» Source material:
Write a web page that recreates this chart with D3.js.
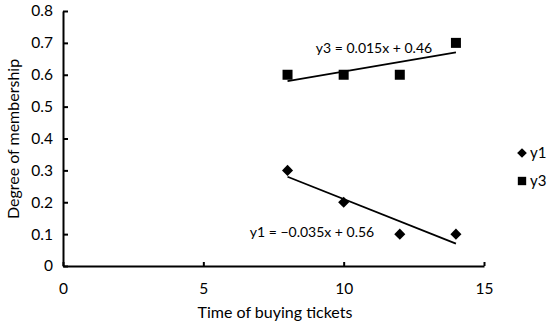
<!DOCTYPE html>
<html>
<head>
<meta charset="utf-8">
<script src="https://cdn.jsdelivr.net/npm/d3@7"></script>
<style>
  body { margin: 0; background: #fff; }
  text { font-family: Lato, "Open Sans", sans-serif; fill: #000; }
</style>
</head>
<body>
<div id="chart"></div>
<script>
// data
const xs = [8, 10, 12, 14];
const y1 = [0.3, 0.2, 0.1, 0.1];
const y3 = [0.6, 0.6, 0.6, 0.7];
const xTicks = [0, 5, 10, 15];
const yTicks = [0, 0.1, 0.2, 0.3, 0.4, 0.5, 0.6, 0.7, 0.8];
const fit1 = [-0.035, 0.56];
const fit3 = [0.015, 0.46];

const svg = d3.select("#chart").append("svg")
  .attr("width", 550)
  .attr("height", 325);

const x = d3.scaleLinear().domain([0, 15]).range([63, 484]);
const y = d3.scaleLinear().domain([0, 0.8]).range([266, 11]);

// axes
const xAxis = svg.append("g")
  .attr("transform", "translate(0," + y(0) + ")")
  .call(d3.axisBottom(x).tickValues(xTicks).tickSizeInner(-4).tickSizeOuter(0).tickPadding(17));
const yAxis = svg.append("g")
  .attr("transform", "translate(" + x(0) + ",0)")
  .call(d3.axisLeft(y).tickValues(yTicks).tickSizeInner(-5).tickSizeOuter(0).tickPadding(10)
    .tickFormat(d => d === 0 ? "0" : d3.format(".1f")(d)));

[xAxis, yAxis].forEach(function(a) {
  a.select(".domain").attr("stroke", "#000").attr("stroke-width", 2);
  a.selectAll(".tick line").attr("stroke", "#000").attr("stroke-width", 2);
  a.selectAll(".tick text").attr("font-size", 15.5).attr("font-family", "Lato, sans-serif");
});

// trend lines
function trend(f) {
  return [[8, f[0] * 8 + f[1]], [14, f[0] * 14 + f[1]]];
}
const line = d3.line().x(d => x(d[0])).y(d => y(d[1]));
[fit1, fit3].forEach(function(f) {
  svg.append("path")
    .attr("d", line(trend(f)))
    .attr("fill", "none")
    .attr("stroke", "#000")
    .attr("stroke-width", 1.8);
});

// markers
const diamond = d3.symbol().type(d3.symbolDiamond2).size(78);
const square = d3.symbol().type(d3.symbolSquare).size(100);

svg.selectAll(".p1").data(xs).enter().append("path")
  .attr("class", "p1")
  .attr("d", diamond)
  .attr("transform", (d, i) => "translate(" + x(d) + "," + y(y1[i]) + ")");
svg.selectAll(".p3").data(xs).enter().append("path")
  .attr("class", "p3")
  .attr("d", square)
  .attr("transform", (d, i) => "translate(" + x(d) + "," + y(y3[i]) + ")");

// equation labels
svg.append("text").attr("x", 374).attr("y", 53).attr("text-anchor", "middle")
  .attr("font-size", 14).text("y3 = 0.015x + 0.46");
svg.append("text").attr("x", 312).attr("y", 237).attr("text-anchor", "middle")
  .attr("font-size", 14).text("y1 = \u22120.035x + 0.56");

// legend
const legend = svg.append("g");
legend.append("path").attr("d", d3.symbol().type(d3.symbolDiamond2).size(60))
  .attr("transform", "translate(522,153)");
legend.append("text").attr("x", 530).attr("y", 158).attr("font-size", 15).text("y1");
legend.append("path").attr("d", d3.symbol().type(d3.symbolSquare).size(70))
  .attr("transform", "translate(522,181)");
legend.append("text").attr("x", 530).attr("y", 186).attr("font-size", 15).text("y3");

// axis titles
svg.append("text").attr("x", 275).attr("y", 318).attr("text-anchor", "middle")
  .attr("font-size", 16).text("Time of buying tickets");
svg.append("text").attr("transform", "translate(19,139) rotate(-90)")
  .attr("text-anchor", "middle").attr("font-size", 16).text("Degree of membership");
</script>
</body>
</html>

» Task description: Return every line containing "chart".

» Correct answer:
Write a web page that recreates this chart with D3.js.
<div id="chart"></div>
const svg = d3.select("#chart").append("svg")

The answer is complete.